Kuzma Petrov-Vodkin, born in 1878 in a small village by the Volga River, learned to paint icons early in his life. The iconic style prevails in many of his paintings all through his life, and in this he differed from many of his colleagues after the revolution. He also developed a unique style of depicting landscape from a spherical cosmic perspective. The painting illustrating my article is called Petrograd Madonna from 1918; it depicts a highly political motif in a religious iconographic style.

Alexander Deineka is better known outside Russia than Petrov-Vodkin but might still be seen as undervalued in relation to his talent. Born in 1899, after the revolution he developed a monumental art style with elements of photomontage technique. He frequently depicted men and women at work and in sports. Construction of New Workshops from 1926 conveys a strongly physical image of working women characterized by male features of strength and purposefulness. The painting can be positioned in the context of the public aim of liberating women from an outdated femininity.

The exhibition at the Royal Academy of Arts ends in an almost shocking way. In a room displaying police photos taken of a painfully large number of Russian artists of various branches who were arrested and executed or sent to camps, we find a photo of Nikolai Punin, with the conventional en face and profile picture of a prisoner. Punin, a well-known art critic, editor of various journals and the curator of many art exhibitions in the twenties and thirties, was the curator of the great Leningrad exhibition “Fifteen years of Russian art” that inspired the London exhibition. He was sent to the GULAG camp system in 1949 on accusations of “Anti-Soviet activity” and died there in 1953. He is also represented at the exhibition by a portrait painted by Konstantin Malevich.

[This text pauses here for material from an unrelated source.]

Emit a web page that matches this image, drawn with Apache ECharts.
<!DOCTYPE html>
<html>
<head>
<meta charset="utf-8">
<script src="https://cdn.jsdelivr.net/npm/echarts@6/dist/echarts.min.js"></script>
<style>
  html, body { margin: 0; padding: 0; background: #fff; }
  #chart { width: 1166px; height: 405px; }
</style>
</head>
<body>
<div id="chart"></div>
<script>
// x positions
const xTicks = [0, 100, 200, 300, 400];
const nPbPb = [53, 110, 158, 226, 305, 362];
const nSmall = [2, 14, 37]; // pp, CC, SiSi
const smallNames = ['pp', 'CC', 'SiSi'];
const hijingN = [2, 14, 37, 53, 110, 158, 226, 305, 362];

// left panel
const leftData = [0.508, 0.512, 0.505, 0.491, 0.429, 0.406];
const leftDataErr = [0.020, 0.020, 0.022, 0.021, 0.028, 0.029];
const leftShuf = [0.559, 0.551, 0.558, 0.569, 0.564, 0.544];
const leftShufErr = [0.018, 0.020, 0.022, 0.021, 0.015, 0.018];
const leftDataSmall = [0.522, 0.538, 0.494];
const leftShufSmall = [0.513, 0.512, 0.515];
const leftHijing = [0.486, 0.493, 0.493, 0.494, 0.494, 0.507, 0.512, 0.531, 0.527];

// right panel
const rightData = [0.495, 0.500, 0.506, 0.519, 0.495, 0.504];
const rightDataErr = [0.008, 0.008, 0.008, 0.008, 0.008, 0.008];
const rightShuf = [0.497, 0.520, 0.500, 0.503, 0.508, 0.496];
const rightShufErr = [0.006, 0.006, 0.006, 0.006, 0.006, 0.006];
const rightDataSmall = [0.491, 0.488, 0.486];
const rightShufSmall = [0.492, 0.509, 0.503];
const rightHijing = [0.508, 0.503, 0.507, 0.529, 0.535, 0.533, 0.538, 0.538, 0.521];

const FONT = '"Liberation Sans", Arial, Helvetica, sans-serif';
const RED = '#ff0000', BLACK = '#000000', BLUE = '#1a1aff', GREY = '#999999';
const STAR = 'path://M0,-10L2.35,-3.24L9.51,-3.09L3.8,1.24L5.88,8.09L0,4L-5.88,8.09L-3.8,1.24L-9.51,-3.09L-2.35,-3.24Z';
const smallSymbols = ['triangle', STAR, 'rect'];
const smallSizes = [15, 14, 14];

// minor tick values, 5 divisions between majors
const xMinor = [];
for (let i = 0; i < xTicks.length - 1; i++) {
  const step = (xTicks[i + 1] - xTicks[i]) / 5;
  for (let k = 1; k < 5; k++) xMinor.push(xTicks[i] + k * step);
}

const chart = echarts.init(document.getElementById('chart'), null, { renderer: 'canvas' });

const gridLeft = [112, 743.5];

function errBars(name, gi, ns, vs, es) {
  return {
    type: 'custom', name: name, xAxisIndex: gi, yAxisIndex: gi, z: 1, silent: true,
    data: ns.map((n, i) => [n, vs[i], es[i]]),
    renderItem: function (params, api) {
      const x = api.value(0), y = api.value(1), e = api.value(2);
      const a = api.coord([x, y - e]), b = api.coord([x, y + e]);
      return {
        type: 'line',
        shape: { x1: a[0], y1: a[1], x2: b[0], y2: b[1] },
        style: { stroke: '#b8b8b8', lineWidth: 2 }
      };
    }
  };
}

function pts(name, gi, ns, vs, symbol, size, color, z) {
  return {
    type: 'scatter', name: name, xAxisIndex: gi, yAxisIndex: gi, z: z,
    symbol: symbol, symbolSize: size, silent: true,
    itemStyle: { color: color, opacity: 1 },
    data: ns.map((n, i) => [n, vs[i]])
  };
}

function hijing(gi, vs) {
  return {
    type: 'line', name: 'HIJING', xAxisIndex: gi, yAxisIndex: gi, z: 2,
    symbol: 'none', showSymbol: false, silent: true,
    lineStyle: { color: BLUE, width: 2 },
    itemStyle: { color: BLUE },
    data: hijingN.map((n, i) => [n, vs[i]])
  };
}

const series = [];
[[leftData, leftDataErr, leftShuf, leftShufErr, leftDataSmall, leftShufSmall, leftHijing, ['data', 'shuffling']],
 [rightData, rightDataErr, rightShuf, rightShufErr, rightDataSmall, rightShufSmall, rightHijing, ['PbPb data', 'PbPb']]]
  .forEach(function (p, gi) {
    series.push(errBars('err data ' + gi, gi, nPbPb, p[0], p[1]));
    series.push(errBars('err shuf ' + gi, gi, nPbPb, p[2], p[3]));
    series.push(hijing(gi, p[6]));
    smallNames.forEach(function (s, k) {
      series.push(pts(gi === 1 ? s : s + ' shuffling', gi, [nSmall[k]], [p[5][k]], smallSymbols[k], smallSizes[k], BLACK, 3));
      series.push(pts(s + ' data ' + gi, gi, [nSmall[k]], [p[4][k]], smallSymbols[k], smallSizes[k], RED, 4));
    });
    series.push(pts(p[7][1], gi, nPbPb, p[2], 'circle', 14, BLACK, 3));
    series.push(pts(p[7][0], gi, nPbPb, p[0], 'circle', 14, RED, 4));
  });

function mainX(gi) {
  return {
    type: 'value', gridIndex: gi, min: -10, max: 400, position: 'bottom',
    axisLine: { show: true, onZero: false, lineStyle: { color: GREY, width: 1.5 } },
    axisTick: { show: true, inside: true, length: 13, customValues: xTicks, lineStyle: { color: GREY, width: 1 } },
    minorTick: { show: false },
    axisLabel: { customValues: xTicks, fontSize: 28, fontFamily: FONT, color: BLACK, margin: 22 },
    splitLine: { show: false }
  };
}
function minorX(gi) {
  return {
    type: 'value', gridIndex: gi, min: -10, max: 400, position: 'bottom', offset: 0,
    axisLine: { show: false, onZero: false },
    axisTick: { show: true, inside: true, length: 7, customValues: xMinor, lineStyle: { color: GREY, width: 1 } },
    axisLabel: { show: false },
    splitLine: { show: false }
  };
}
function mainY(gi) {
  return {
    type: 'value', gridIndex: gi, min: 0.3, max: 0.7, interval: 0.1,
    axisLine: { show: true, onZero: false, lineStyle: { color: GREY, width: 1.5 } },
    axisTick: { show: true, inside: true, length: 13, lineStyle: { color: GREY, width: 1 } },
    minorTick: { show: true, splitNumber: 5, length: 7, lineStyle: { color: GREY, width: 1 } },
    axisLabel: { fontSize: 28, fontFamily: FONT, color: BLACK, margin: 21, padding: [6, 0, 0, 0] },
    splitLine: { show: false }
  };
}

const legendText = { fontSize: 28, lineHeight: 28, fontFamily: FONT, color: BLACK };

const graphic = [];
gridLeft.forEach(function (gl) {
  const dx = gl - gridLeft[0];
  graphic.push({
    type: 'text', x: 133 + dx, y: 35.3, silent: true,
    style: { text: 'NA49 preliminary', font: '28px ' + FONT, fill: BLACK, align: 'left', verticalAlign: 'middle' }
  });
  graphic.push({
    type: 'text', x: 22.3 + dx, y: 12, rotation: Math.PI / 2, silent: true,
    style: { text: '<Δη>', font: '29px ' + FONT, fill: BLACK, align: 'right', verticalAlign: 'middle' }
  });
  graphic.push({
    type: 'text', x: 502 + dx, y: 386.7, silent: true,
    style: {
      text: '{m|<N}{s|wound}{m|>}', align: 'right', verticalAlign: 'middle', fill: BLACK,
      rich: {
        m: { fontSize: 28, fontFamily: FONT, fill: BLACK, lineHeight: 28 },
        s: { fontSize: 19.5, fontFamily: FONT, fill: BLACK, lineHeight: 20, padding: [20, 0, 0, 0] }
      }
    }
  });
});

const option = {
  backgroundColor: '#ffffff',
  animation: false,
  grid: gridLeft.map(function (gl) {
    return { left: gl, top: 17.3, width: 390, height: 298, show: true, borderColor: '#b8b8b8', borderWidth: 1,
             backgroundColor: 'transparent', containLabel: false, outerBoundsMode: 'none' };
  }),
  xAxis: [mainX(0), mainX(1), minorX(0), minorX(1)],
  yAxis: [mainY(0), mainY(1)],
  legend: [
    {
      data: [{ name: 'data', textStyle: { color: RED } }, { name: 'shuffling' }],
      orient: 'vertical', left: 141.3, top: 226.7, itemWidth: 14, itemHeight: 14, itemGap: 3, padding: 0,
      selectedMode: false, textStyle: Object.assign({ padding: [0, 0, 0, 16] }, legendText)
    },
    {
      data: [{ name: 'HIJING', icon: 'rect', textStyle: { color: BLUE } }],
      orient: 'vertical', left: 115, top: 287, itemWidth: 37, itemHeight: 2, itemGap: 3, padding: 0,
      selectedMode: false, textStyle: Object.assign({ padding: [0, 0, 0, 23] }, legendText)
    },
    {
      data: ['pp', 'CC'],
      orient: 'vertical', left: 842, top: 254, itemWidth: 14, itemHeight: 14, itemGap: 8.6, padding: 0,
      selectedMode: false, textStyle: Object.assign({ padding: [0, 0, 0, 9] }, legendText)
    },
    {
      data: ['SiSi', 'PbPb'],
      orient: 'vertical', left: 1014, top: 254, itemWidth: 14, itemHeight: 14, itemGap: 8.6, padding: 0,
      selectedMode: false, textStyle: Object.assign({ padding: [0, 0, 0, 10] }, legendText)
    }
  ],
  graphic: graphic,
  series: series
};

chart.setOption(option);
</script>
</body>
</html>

The way the Russian revolution developed — into a system of terror, bloodshed and totalitarian claims to control free arts — might of course be a reason why Russians of today show little interest in celebrating the centenary of the Revolution. The fact that there is still very little consensus among history writers about how to treat the state socialist period, beginning with the Revolution and ending with the collapse of the Soviet Union, also contributes to a sense of floundering, of not knowing how to evaluate Russia’s part in Europe’s “short 1900s — the age of extremes”. ≈

Note: The main source for my article is “Revolution. Russian Art 1917–1932”, Royal Academy of Arts, London, UK, 2017. This catalogue contains images of a rich collection of Russian art and ten chapters by specialists on Russian revolutionary art.